Dylan Ebner dylan.ebner at crlmed.com
Tue Aug 18 19:23:47 UTC 2009


Ivan-
   This helps vey much.  

Thanks
Dylan Ebner


-----Original Message-----
From: Ivan Pepelnjak [mailto:ip at ioshints.info] 
Sent: Tuesday, August 18, 2009 1:58 PM
To: Dylan Ebner; 'randal k'; 'Adam Hebert'
Cc: nanog at nanog.org
Subject: RE: Anyone else seeing "(invalid or corrupt AS path) 3 bytes E01100" ?

> Ivan-
>    Thanks for posting this how-to on excessive as prepends. I have a 
> couple of questions that some of the less BGP savvy out their may find 
> helpfull
> 
> 1. In my enviornment, we are not doing full routes. We have partial 
> routes from AS209 and then fail to AS7263. Is their any advantage for 
> someone like me to do this, as we are not providing any IP transit so 
> we are not passing the route table to anyone else?
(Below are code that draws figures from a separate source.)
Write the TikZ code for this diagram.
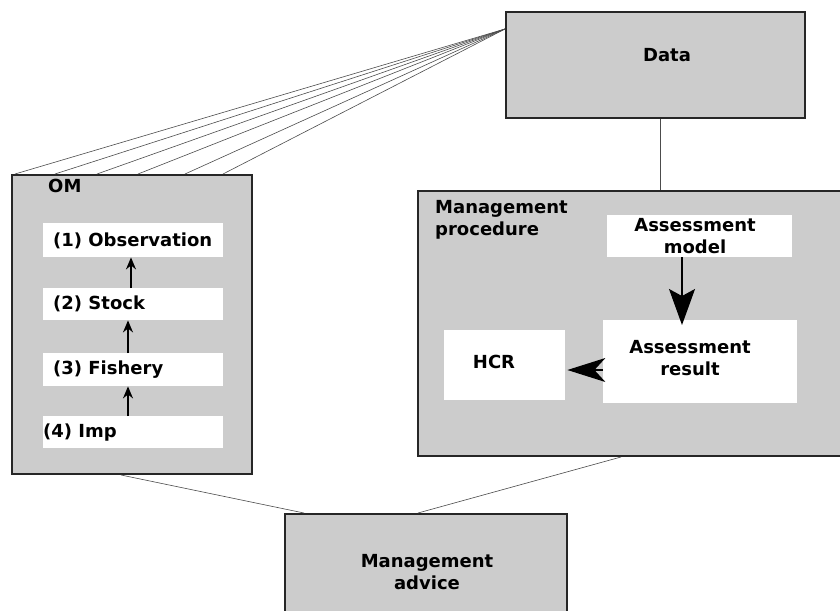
\documentclass[tikz,border=0pt]{standalone}
\usepackage{fontspec}
\setmainfont{DejaVu Sans}
\usetikzlibrary{arrows.meta,calc}
\begin{document}
\begin{tikzpicture}[x=1pt,y=-1pt,
  graybox/.style={draw=black!85,fill=black!20,line width=2pt,inner sep=0pt,anchor=north west},
  whitebox/.style={fill=white,draw=none,inner sep=0pt,anchor=north west},
  lbl/.style={inner sep=0pt,font=\bfseries\fontsize{18}{22}\selectfont,text=black,align=center},
  conn/.style={draw=black!70,line width=0.6pt},
  smallarrow/.style={line width=1.8pt,-{Stealth[length=12pt,width=10pt]}},
  bigarrow/.style={line width=1.2pt,-{Stealth[length=36pt,width=26pt,inset=7pt]}},
  bigarrowh/.style={line width=1.2pt,-{Stealth[length=38pt,width=24pt,inset=11pt]}}]
\useasboundingbox (0,0) rectangle (840,610);
\clip (0,0) rectangle (840,610);
\fill[white] (0,0) rectangle (840,610);
% boxes
\node[graybox,minimum width=299pt,minimum height=106pt] (data) at (505,11) {};
\node[graybox,minimum width=240pt,minimum height=299pt] (om) at (11,174) {};
\node[graybox,minimum width=460pt,minimum height=265pt] (mp) at (417,190) {};
\node[graybox,minimum width=282pt,minimum height=130pt] (adv) at (284,513) {};
\node[whitebox,minimum width=180pt,minimum height=34pt] (obs) at (43,223) {};
\node[whitebox,minimum width=180pt,minimum height=32pt] (stock) at (43,288) {};
\node[whitebox,minimum width=180pt,minimum height=33pt] (fish) at (43,353) {};
\node[whitebox,minimum width=180pt,minimum height=32pt] (imp) at (43,416) {};
\node[whitebox,minimum width=185pt,minimum height=42pt] (am) at (607,215) {};
\node[whitebox,minimum width=194pt,minimum height=83pt] (ar) at (603,320) {};
\node[whitebox,minimum width=121pt,minimum height=70pt] (hcr) at (444,330) {};
% labels
\node[lbl] (tdata) at (667,55) {Data};
\node[lbl,anchor=west] (tom) at (48,185.5) {OM};
\node[lbl,anchor=west] (tobs) at ($(obs.west)+(10,1)$) {(1) Observation};
\node[lbl,anchor=west] (tstock) at ($(stock.west)+(10,0)$) {(2) Stock};
\node[lbl,anchor=west] (tfish) at ($(fish.west)+(10,0)$) {(3) Fishery};
\node[lbl,anchor=west] (timp) at ($(imp.west)+(0,0)$) {(4) Imp};
\node[lbl,anchor=north west,align=left] (tmp) at (435,200) {Management\\procedure};
\node[lbl] (tam) at (695,236) {Assessment\\model};
\node[lbl] (tar) at (690,358) {Assessment\\result};
\node[lbl] (thcr) at (494,362) {HCR};
\node[lbl] (tadv) at (427,572) {Management\\advice};
% fan connectors
\coordinate (fan) at ($(data.north west)+(0,18)$);
\foreach \x in {15,55,97,138,185,223}{
  \draw[conn] (fan) -- (\x,174);
}
% other connectors
\draw[conn] (data.south -| 660,0) -- (mp.north -| 660,0);
\draw[conn] ($(om.south west)+(110,0)$) -- ($(adv.north west)+(20,0)$);
\draw[conn] ($(mp.south west)+(204,0)$) -- ($(adv.north west)+(134,0)$);
% arrows inside OM
\draw[smallarrow] (stock.north -| 131,0) -- (obs.south -| 131,0);
\draw[smallarrow] (fish.north -| 128,0) -- (stock.south -| 128,0);
\draw[smallarrow] (imp.north -| 128,0) -- (fish.south -| 128,0);
% arrows inside MP
\draw[bigarrow] (am.south -| 682,0) -- ($(ar.north -| 682,0)+(0,5)$);
\draw[bigarrowh] (ar.west |- 0,370) -- ($(hcr.east |- 0,370)+(2,0)$);
\end{tikzpicture}
\end{document}
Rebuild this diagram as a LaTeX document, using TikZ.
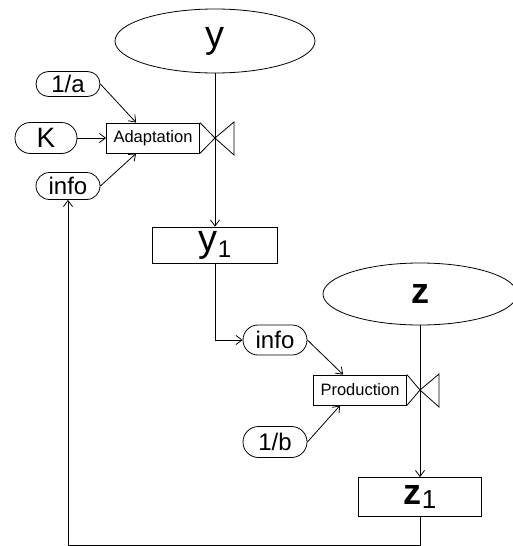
\documentclass[tikz,border=0pt]{standalone}
\usepackage{fontspec}
\setmainfont{Liberation Sans}
\usetikzlibrary{shapes.geometric}
\usetikzlibrary{shapes.misc}
\usetikzlibrary{arrows.meta}

\newcommand{\fs}[1]{\fontsize{#1}{#1}\selectfont}

\tikzset{
	stock/.style={draw,ellipse,inner sep=0pt},
	level/.style={draw,rectangle,inner sep=0pt},
	flowbox/.style={draw,rectangle,inner sep=0pt,minimum width=93pt,minimum height=30pt,font=\fs{16.5}},
	aux/.style={draw,rounded rectangle,inner sep=0pt,minimum width=64pt,font=\fs{24}},
}

\begin{document}
\begin{tikzpicture}[x=1pt,y=-1pt,line width=0.8pt,>={Straight Barb[length=6pt,width=9pt]}]
	\useasboundingbox (0,0) rectangle (513,546);
	% stocks and levels
	\node[stock,minimum width=200pt,minimum height=64pt,font=\fs{38}] (ys) at (215,41) {y};
	\node[level,minimum width=125pt,minimum height=36pt,font=\fs{38}] (y1) at (215,245) {y\raisebox{-6pt}{\fs{24}1}};
	\node[stock,minimum width=194pt,minimum height=62pt,font=\fs{36}\bfseries] (zs) at (420,294) {z};
	\node[level,minimum width=123pt,minimum height=39pt,font=\fs{36}] (z1) at (420,497) {\textbf{z}\raisebox{-4pt}{\fs{26}1}};
	% flows
	\node[flowbox] (adapt) at (153,138) {Adaptation};
	\node[flowbox] (prod) at (360,390) {Production};
	\coordinate (v1) at (215,138);
	\coordinate (v2) at (420,390);
	% auxiliaries
	\node[aux,minimum height=25pt] (inva) at (68,84) {1/a};
	\node[aux,minimum height=31pt,minimum width=62pt,font=\fs{28}] (K) at (46,138) {K};
	\node[aux,minimum height=27pt] (info1) at (68,186) {info};
	\node[aux,minimum height=30pt] (info2) at (275,340) {info};
	\node[aux,minimum height=31pt] (invb) at (275,442) {1/b};
	% valves
	\draw (adapt.north east) -- (v1) -- (adapt.south east);
	\draw (v1) -- ++(19,-16) -- ++(0,33) -- cycle;
	\draw (prod.north east) -- (v2) -- (prod.south east);
	\draw (v2) -- ++(19,-16) -- ++(0,33) -- cycle;
	% pipes
	\draw[->] (ys) -- (y1);
	\draw[->] (zs) -- (z1);
	\draw[->] (y1.south) |- (info2.west);
	\draw[->] (z1.south) -- ++(0,28) -| (info1.south);
	% links
	\draw[->] (inva.east) -- ([xshift=30pt]adapt.north west);
	\draw[->] (K.east) -- (adapt.west);
	\draw[->] (info1.east) -- ([xshift=30pt]adapt.south west);
	\draw[->] (info2.east) -- ([xshift=30pt]prod.north west);
	\draw[->] (invb.east) -- ([xshift=27pt]prod.south west);
\end{tikzpicture}
\end{document}
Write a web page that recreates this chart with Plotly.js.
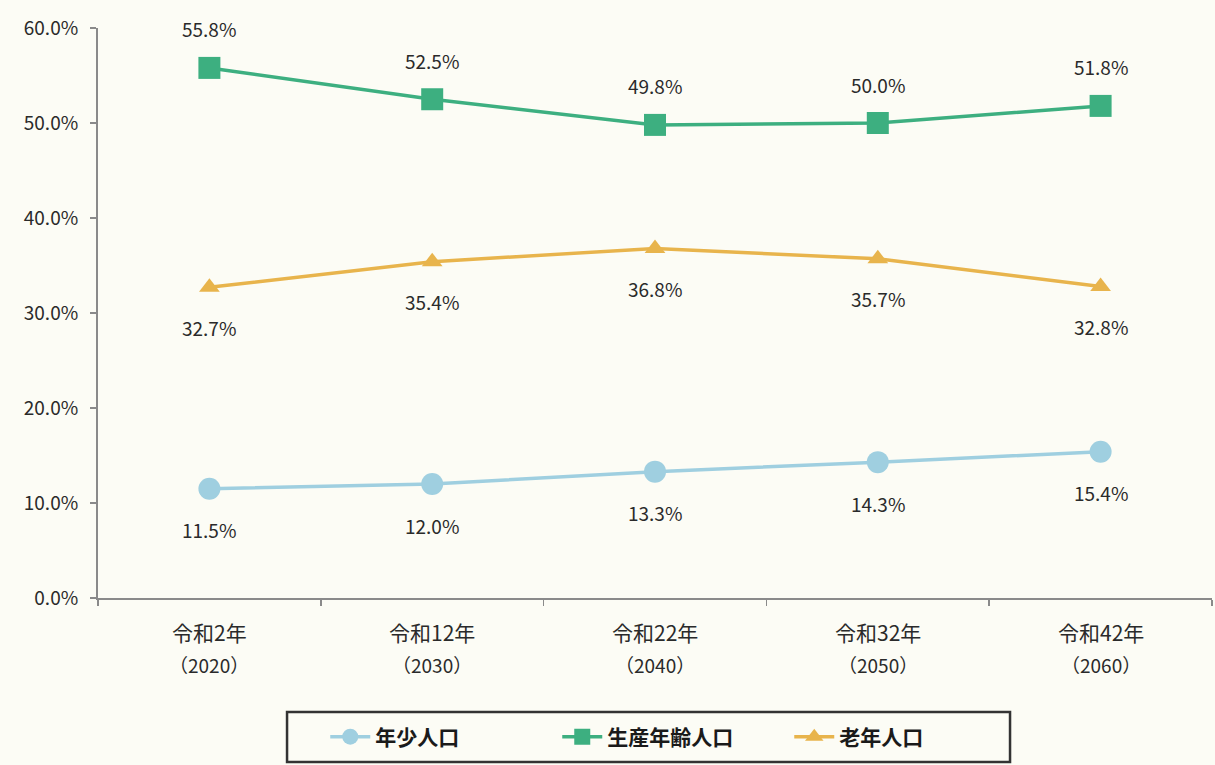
<!DOCTYPE html>
<html><head><meta charset="utf-8">
<script src="https://cdn.plot.ly/plotly-3.0.1.min.js"></script>
<style>html,body{margin:0;padding:0;background:#fcfcf5;}</style>
</head><body>
<div id="chart" style="width:1215px;height:765px;"></div>
<script>
const categories = ["令和2年","令和12年","令和22年","令和32年","令和42年"];
const years = ["（2020）","（2030）","（2040）","（2050）","（2060）"];
const seriesNames = ["年少人口","生産年齢人口","老年人口"];
const youth = [11.5, 12.0, 13.3, 14.3, 15.4];
const working = [55.8, 52.5, 49.8, 50.0, 51.8];
const elderly = [32.7, 35.4, 36.8, 35.7, 32.8];
const yTickVals = [0, 10, 20, 30, 40, 50, 60];
const yTickText = ["0.0%","10.0%","20.0%","30.0%","40.0%","50.0%","60.0%"];

const font = "'Noto Sans CJK JP', 'Noto Sans', sans-serif";
const txt = "#2a2a2a";
const colors = {youth:"#9fcfe0", working:"#3daf80", elderly:"#e8b44c"};

const traces = [
  {x:categories, y:youth, name:seriesNames[0], type:"scatter", mode:"lines+markers",
   line:{color:colors.youth, width:3.5}, marker:{symbol:"circle", size:22, color:colors.youth}},
  {x:categories, y:working, name:seriesNames[1], type:"scatter", mode:"lines+markers",
   line:{color:colors.working, width:3.5}, marker:{symbol:"square", size:22, color:colors.working}},
  {x:categories, y:elderly, name:seriesNames[2], type:"scatter", mode:"lines+markers",
   line:{color:colors.elderly, width:3.5}, marker:{symbol:"triangle-up", size:18, color:colors.elderly}}
];

const annotations = [];
function addLabels(vals, shift){
  vals.forEach((v,i)=>annotations.push({x:categories[i], y:v, xref:"x", yref:"y",
    text:v.toFixed(1)+"%", showarrow:false, yshift:shift,
    font:{family:font, size:19, color:txt}}));
}
addLabels(working, 39);
addLabels(elderly, -40);
addLabels(youth, -41);
categories.forEach((c,i)=>{
  annotations.push({x:c, y:0, xref:"x", yref:"paper", yanchor:"middle", yshift:-34,
    text:c, showarrow:false, font:{family:font, size:21, color:txt}});
  annotations.push({x:c, y:0, xref:"x", yref:"paper", yanchor:"middle", yshift:-66,
    text:years[i], showarrow:false, font:{family:font, size:19, color:txt}});
});

const layout = {
  width:1215, height:765,
  paper_bgcolor:"#fcfcf5", plot_bgcolor:"#fcfcf5",
  margin:{l:98, r:3, t:28, b:167},
  showlegend:true,
  font:{family:font, size:19, color:txt},
  xaxis:{type:"category", range:[-0.5,4.5], showline:true, linecolor:"#8a8a8a", linewidth:2,
    ticks:"outside", tickson:"boundaries", ticklen:6, tickcolor:"#8a8a8a", tickwidth:1.5,
    showgrid:false, zeroline:false, showticklabels:false},
  yaxis:{range:[0,60], tickvals:yTickVals, ticktext:yTickText, showline:true, linecolor:"#8a8a8a", linewidth:2,
    ticks:"outside", ticklen:6, tickcolor:"#8a8a8a", tickwidth:1.5, showgrid:false, zeroline:false,
    ticklabelstandoff:8, tickfont:{family:font, size:19, color:txt}},
  legend:{orientation:"h", x:0.204, xanchor:"left", y:-0.2439, yanchor:"middle",
    bgcolor:"rgba(0,0,0,0)", borderwidth:0,
    font:{family:font, size:21, color:"#1a1a1a", weight:"bold"}, itemwidth:40,
    entrywidthmode:"pixels", entrywidth:177},
  shapes:[{type:"rect", xref:"paper", yref:"paper", x0:0.1697, x1:0.8187, y0:-0.2, y1:-0.2877,
    line:{color:"#333", width:2.5}, fillcolor:"rgba(0,0,0,0)"}],
  annotations:annotations
};
Plotly.newPlot("chart", traces, layout, {displayModeBar:false, staticPlot:true});
</script>
</body></html>
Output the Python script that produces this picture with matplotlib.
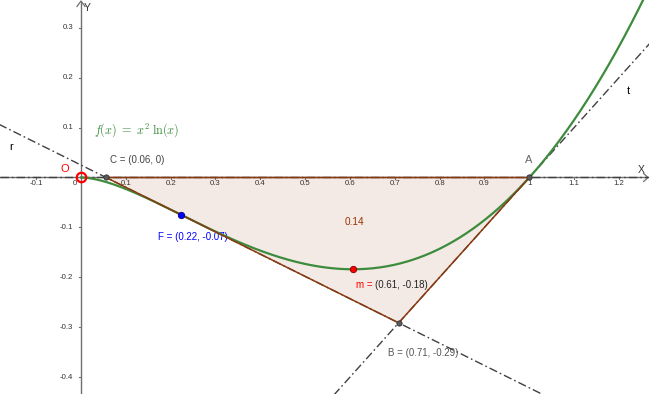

You could do it to protect your BGP table, but as you're not a transit AS, it does not make much sense.

> 2. When I run the "sh ip bgp quote-regexp "_([0-9]+)_\1_\1_\1_\1_ \1_" 
> | begin Network" I am seeing many many ASes that would be filtered by 
> this access-list.

Obviously a lot of people are prepend-happy.

> What happens to those networks, are they unreachable from my AS, or do 
> I just route those networks to my upstream provider and let them deal 
> with it?

If I understood correctly, you're using a default route toward AS7263, which means that anything that is not in your BGP table (and consequently your IP routing table) will be sent out of your AS via the default route. If you're getting the paths you're filtering from AS209 that means that more traffic will go to AS7263.

> 3. This last question is a little OT, but relates to your access list
>    In the event of some kind if DOS attack coming from one of a few AS 
> numbers (in this case we will use 14793), what is the feesability of 
> using  ip as-path access-list 100 deny _([0-9]+)_\1_\1_\1_\1_  ip 
> as-path access-list 100 deny 14793  ip as-path access-list 100 permit 
> .*
> 
>  Would this have any affect at all, or would my pipe from my upstream 
> still be congested with garbage traffic ?

No. You cannot influence the inbound traffic apart from not advertising some of your prefixes to some of your neighbors or giving them hints with BGP communities or AS-path prepending. Whatever you do with BGP on your routers influences only the paths the outbound traffic is taking. What you'd actually need is remote-triggered black hole. Search the Nanog archives for RTBH, you'll find a number of links in a message from Frank Bulk sent a few days ago.